Source material:
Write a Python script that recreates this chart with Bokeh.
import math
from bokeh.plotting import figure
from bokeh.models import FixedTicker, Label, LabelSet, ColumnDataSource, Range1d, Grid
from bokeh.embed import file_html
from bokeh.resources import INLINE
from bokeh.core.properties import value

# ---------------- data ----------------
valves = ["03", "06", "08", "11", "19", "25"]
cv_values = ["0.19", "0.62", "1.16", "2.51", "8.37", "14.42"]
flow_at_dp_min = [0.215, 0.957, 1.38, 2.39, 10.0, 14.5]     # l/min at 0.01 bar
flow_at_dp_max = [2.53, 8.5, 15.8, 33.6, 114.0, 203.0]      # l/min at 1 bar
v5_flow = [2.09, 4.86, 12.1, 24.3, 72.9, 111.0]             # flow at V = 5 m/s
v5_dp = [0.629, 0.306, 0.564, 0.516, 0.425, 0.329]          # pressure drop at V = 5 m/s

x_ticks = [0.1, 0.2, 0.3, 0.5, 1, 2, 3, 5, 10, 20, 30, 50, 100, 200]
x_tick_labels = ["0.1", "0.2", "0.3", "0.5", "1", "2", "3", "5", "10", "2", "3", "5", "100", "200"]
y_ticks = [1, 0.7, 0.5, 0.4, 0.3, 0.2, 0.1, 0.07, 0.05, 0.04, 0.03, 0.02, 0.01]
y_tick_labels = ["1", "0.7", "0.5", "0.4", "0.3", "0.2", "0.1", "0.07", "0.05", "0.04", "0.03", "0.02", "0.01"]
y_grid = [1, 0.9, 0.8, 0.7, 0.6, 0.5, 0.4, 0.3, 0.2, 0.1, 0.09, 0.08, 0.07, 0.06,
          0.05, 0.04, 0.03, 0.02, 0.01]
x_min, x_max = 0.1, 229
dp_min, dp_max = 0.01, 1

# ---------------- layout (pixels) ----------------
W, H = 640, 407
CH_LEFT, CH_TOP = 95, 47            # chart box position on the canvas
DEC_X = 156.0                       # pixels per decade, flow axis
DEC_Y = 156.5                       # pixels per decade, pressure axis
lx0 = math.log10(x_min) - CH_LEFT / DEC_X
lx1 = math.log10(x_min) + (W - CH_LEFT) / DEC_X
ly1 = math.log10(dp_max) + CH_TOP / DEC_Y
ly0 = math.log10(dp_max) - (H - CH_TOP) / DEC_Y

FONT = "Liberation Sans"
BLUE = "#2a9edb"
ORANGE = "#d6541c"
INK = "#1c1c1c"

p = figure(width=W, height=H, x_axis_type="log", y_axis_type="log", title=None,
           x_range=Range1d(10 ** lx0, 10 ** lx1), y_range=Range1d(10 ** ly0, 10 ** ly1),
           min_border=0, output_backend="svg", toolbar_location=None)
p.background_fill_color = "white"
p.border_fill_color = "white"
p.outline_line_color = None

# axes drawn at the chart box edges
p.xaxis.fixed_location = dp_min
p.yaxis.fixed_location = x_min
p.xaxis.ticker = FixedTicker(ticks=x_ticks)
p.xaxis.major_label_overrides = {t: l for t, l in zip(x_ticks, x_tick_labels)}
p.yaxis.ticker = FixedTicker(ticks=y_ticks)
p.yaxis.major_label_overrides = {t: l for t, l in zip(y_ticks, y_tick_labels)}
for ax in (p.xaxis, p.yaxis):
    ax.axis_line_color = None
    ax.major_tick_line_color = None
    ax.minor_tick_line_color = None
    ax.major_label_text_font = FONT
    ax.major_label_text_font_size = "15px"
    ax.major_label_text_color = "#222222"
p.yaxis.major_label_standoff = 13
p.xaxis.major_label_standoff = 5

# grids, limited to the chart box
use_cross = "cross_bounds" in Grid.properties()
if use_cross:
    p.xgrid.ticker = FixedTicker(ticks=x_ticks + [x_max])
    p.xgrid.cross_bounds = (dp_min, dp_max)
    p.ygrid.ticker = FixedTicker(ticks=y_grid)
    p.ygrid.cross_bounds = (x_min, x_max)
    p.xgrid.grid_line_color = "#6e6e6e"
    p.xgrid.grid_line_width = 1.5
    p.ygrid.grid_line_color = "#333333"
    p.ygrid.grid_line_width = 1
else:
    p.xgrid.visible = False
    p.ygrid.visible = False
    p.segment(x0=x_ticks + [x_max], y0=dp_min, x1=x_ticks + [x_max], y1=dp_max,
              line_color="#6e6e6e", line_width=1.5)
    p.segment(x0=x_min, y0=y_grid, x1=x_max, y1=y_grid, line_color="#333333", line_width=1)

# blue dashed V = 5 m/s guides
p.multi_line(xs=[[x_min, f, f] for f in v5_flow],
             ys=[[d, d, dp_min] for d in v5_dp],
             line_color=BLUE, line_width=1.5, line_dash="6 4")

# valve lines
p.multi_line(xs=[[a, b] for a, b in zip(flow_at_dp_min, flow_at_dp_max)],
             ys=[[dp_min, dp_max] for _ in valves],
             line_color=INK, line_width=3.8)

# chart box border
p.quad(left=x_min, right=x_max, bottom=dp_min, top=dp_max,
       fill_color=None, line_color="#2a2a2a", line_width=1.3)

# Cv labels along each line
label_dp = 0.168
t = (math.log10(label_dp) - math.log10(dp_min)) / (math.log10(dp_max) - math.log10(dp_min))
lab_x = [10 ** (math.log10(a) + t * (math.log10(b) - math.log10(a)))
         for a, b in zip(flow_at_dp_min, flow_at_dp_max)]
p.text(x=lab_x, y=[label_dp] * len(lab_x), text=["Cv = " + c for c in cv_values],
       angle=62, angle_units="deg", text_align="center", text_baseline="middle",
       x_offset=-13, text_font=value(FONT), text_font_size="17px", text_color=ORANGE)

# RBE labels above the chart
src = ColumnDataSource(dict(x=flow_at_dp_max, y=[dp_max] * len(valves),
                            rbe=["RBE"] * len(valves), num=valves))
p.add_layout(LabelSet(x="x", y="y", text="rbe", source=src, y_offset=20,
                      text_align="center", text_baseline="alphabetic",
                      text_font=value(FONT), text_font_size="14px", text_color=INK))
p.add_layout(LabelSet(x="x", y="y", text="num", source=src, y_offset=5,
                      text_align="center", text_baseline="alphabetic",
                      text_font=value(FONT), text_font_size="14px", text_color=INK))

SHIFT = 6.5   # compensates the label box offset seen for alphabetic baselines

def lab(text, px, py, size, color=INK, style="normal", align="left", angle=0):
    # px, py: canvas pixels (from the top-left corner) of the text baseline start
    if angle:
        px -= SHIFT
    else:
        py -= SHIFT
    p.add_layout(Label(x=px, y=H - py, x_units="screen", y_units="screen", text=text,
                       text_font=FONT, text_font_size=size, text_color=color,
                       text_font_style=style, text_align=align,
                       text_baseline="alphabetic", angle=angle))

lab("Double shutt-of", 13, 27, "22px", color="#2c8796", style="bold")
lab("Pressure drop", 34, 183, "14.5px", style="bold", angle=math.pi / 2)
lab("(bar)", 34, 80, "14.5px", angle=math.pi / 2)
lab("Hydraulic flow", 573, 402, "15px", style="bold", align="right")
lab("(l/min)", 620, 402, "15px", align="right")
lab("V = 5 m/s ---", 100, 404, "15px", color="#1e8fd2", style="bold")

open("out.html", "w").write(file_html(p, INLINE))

Task details: Please write out the material word for word from its first line through the line holding "from bokeh.core.properties import value", including both, and no line past it.

Answer to the exercise:
Write a Python script that recreates this chart with Bokeh.
import math
from bokeh.plotting import figure
from bokeh.models import FixedTicker, Label, LabelSet, ColumnDataSource, Range1d, Grid
from bokeh.embed import file_html
from bokeh.resources import INLINE
from bokeh.core.properties import value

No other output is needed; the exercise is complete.